Adobe also introduces a new tier called “Coworkers.” These are persistent agents that hold enterprise memory across sessions. They learn from interactions over time. Adobe says 1,770 customers are already entitled to use the tier through a credit-based pricing model.
The Adobe Journey Optimizer B2B Edition is also splitting in two. A lower-entry Prime tier launches this quarter.
The Competitive Context: Salesforce, HubSpot, and the Shared Thesis
The competitive context matters. Salesforce, HubSpot, and Adobe now converge on a shared thesis. Marketing software is becoming infrastructure for AI agents — not interfaces for human marketers. AI agents are reshaping marketing operations across all three platforms simultaneously.
The three vendors are not building the same product. But the diagrams are starting to look alike. Differentiation will come from agent libraries and data foundations. It will also come from the willingness of customers to commit to one ecosystem.
Salesforce is anchoring Agentforce with a native content layer via the Contentful acquisition. At the same time, Salesforce is quietly sunsetting Marketing Cloud as Agentforce absorbs the data layer. That is a structural parallel to what Adobe is now doing with Experience Cloud.
For a ground-level read on what this convergence produces in practice, 35 CROs share what they are actually getting from AI in revenue operations.

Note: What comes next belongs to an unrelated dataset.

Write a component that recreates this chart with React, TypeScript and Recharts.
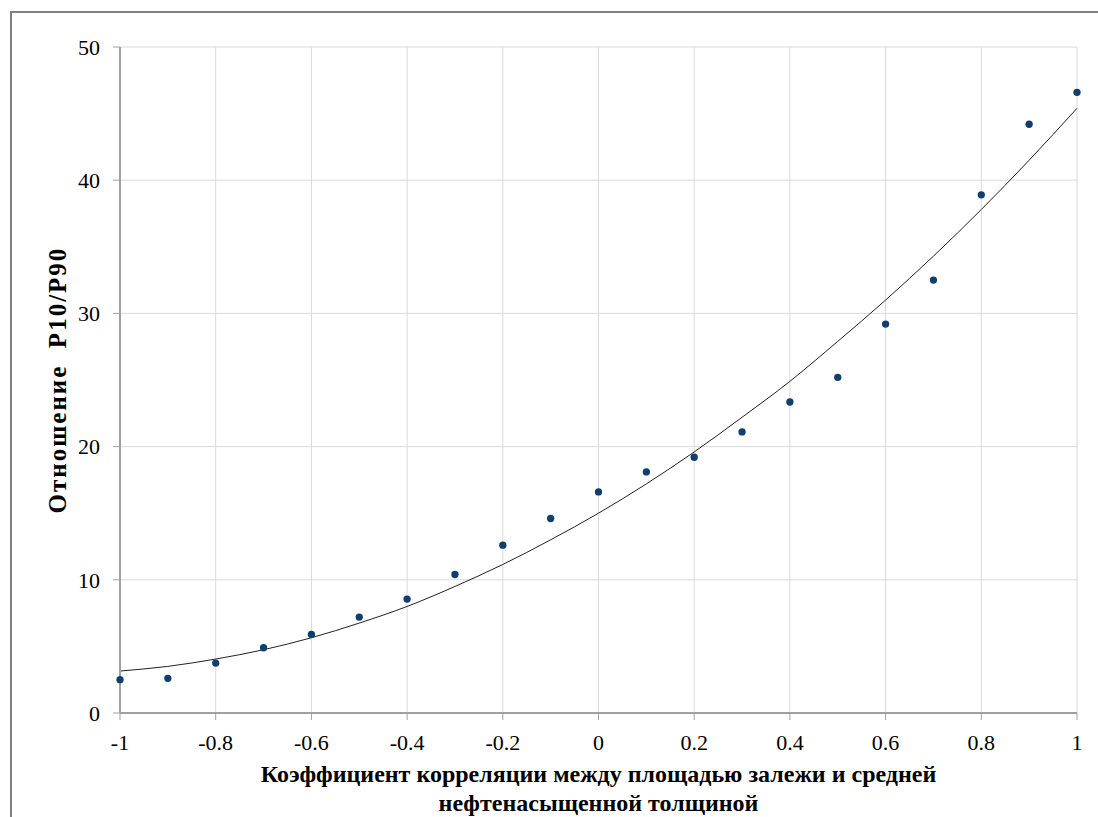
import { ComposedChart, Line, Scatter, XAxis, YAxis, ZAxis, CartesianGrid } from 'recharts'

const correlation = [-1, -0.9, -0.8, -0.7, -0.6, -0.5, -0.4, -0.3, -0.2, -0.1, 0, 0.1, 0.2, 0.3, 0.4, 0.5, 0.6, 0.7, 0.8, 0.9, 1]
const ratio = [2.5, 2.6, 3.75, 4.9, 5.9, 7.2, 8.55, 10.4, 12.6, 14.6, 16.6, 18.1, 19.2, 21.1, 23.35, 25.2, 29.2, 32.5, 38.9, 44.2, 46.6]
const trend = [3.15, 3.5, 4.05, 4.75, 5.65, 6.75, 8.0, 9.5, 11.15, 13.0, 15.0, 17.2, 19.6, 22.2, 24.9, 27.9, 31.0, 34.3, 37.8, 41.5, 45.4]
const xTicks = [-1, -0.8, -0.6, -0.4, -0.2, 0, 0.2, 0.4, 0.6, 0.8, 1]
const yTicks = [0, 10, 20, 30, 40, 50]

const data = correlation.map((x, i) => ({ x, ratio: ratio[i], trend: trend[i] }))

const font = '"Liberation Serif", "Times New Roman", serif'

function XLabel(props: any) {
  const { viewBox } = props
  const cx = viewBox.x + viewBox.width / 2
  return (
    <text x={cx} y={viewBox.y} textAnchor="middle" fontFamily={font} fontWeight="bold" fontSize={24} fill="#000">
      <tspan x={cx} dy={69}>Коэффициент корреляции между площадью залежи и средней</tspan>
      <tspan x={cx} dy={29}>нефтенасыщенной толщиной</tspan>
    </text>
  )
}

function YLabel(props: any) {
  const { viewBox } = props
  const cy = viewBox.y + viewBox.height / 2
  const x = 49
  return (
    <text x={x} y={cy} transform={`rotate(-90, ${x}, ${cy})`} textAnchor="middle" dominantBaseline="central"
      fontFamily={font} fontWeight="bold" fontSize={25} letterSpacing={2} fill="#000">
      Отношение{'\u00a0\u00a0'}P10/P90
    </text>
  )
}

export default function App() {
  return (
    <div style={{ position: 'fixed', left: 0, top: 0, width: 1098, height: 817, background: '#fff', overflow: 'hidden' }}>
      <div style={{ position: 'absolute', left: 10, top: 11, width: 1200, height: 1000, borderLeft: '2px solid #808080', borderTop: '2px solid #808080' }} />
      <div style={{ position: 'absolute', left: 8, top: 8 }}>
        <ComposedChart width={1090} height={809} data={data} margin={{ top: 39, right: 21, bottom: 74, left: 60 }}>
          <CartesianGrid stroke="#d9d9d9" strokeWidth={1} />
          <XAxis type="number" dataKey="x" domain={[-1, 1]} ticks={xTicks} interval={0}
            tickSize={7} tickMargin={14} axisLine={{ stroke: '#a0a0a0', strokeWidth: 2 }} tickLine={{ stroke: '#a0a0a0' }}
            tick={{ fontFamily: font, fontSize: 22, fill: '#000' }} height={30} label={<XLabel />} />
          <YAxis type="number" domain={[0, 50]} ticks={yTicks} interval={0} width={52}
            tickSize={7} tickMargin={13} axisLine={{ stroke: '#a0a0a0', strokeWidth: 2 }} tickLine={{ stroke: '#a0a0a0' }}
            tick={{ fontFamily: font, fontSize: 22, fill: '#000' }} label={<YLabel />} />
          <ZAxis range={[42, 42]} />
          <Line type="monotone" dataKey="trend" stroke="#222" strokeWidth={1} dot={false} activeDot={false} isAnimationActive={false} />
          <Scatter dataKey="ratio" fill="#0f3f6e" isAnimationActive={false} />
        </ComposedChart>
      </div>
    </div>
  )
}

The Adoption Headwinds Adobe Needs to Overcome
The headwinds are real and well-documented. Recent industry research found that 75% of organisations cite data integration quality as a barrier to agent deployment. 68% report unclear AI ROI as the reason projects stall. Gartner predicts more than 40% of agentic AI projects will be cancelled by end of 2027.
That connects to a broader pattern. 87% of enterprises missed their 2025 revenue targets. The gap between platform promise and operational reality remains wide.
Security teams are raising a related concern. AI agents are an enterprise identity problem that most organisations are not yet governing. The data foundation question also connects to wider platform pressure — CDP consolidation is accelerating as buyers question standalone data layers.
The marketers who succeed with Adobe CX Enterprise will not be those who buy the most agents. They will be those whose data foundation supports reliable, brand-safe output at scale. That challenge ties directly to the cookieless attribution pressure pushing marketing mix models back into focus.
The Strategic Question for the Next Four Quarters
For Adobe, the core question is whether the rebrand can hold pricing power. HubSpot is moving upmarket. Open-source agent frameworks are reaching production quality. The next four quarters of Adobe’s enterprise renewals will answer it.